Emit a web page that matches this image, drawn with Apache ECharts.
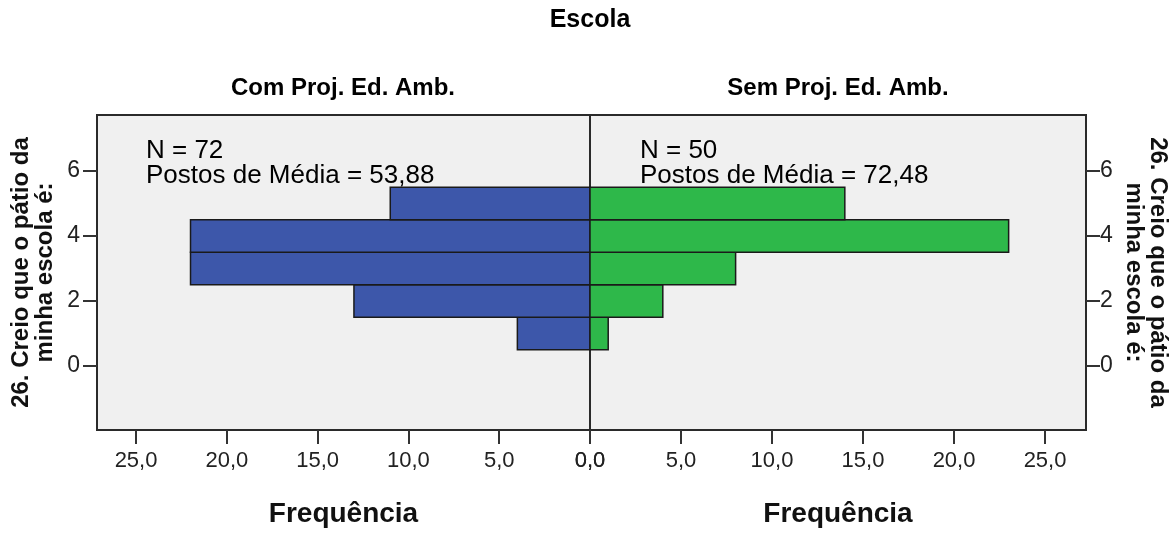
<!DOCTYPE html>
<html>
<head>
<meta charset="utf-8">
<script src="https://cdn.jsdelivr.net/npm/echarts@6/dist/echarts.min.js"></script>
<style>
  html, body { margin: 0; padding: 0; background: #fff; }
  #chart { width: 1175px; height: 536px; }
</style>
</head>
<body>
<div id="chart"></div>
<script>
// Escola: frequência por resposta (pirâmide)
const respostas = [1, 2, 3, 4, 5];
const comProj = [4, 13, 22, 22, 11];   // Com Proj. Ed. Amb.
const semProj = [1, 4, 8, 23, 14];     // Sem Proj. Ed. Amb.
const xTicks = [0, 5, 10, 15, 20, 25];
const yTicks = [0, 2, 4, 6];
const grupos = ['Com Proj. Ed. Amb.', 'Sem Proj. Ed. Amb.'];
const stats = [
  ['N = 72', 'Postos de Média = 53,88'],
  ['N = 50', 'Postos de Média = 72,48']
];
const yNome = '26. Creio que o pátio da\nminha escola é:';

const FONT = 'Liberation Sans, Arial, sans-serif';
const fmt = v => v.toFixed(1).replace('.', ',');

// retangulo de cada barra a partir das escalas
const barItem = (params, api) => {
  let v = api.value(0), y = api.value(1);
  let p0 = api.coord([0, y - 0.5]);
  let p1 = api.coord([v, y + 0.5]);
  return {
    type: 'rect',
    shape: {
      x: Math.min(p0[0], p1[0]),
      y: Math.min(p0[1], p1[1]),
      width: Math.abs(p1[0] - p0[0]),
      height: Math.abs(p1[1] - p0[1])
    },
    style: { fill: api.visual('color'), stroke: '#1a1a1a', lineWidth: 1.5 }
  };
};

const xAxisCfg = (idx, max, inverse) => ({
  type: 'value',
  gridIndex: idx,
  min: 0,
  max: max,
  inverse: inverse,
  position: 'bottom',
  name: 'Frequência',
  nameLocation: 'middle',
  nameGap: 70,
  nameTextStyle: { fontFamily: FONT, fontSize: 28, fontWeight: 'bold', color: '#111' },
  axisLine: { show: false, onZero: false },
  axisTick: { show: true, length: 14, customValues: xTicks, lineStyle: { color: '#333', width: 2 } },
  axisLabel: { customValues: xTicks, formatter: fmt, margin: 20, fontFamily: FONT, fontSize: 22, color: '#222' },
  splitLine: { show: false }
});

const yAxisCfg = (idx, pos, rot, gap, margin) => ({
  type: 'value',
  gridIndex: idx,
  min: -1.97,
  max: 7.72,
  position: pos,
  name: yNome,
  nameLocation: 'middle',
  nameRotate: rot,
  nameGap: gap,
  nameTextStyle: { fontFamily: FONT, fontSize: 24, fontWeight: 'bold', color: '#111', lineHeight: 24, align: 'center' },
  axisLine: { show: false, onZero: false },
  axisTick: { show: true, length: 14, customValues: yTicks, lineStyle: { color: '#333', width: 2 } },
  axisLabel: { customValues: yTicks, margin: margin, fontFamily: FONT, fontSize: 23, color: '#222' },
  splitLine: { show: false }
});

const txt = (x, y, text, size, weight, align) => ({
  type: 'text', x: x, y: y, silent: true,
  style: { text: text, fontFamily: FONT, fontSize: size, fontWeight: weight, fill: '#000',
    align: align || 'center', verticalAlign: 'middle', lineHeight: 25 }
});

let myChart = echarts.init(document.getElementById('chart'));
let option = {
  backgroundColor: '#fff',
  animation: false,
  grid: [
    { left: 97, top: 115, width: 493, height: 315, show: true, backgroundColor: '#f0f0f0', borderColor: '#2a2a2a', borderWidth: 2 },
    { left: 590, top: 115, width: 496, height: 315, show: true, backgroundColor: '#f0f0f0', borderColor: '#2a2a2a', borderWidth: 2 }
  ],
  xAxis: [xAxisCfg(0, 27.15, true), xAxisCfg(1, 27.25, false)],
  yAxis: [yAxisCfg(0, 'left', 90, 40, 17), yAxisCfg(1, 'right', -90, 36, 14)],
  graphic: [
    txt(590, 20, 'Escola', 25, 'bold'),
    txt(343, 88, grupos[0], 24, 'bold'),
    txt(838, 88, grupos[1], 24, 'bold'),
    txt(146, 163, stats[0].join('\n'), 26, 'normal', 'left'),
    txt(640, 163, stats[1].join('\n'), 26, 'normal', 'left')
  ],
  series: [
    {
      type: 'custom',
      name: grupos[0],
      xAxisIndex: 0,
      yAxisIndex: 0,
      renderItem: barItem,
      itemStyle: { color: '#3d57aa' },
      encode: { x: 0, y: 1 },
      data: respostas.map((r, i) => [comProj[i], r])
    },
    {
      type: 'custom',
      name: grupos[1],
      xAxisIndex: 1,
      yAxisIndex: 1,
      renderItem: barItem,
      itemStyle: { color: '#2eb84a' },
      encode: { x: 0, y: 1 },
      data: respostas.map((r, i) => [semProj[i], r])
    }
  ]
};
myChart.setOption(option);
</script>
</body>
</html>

§ **WORK TO DO**
Pictures stay out. Repeat only the lines from the beginning of the data through the line that has "const fmt = v".

§ **EXERCISE OUTPUT**
Emit a web page that matches this image, drawn with Apache ECharts.
<!DOCTYPE html>
<html>
<head>
<meta charset="utf-8">
<script src="https://cdn.jsdelivr.net/npm/echarts@6/dist/echarts.min.js"></script>
<style>
  html, body { margin: 0; padding: 0; background: #fff; }
  #chart { width: 1175px; height: 536px; }
</style>
</head>
<body>
<div id="chart"></div>
<script>
// Escola: frequência por resposta (pirâmide)
const respostas = [1, 2, 3, 4, 5];
const comProj = [4, 13, 22, 22, 11];   // Com Proj. Ed. Amb.
const semProj = [1, 4, 8, 23, 14];     // Sem Proj. Ed. Amb.
const xTicks = [0, 5, 10, 15, 20, 25];
const yTicks = [0, 2, 4, 6];
const grupos = ['Com Proj. Ed. Amb.', 'Sem Proj. Ed. Amb.'];
const stats = [
  ['N = 72', 'Postos de Média = 53,88'],
  ['N = 50', 'Postos de Média = 72,48']
];
const yNome = '26. Creio que o pátio da\nminha escola é:';

const FONT = 'Liberation Sans, Arial, sans-serif';
const fmt = v => v.toFixed(1).replace('.', ',');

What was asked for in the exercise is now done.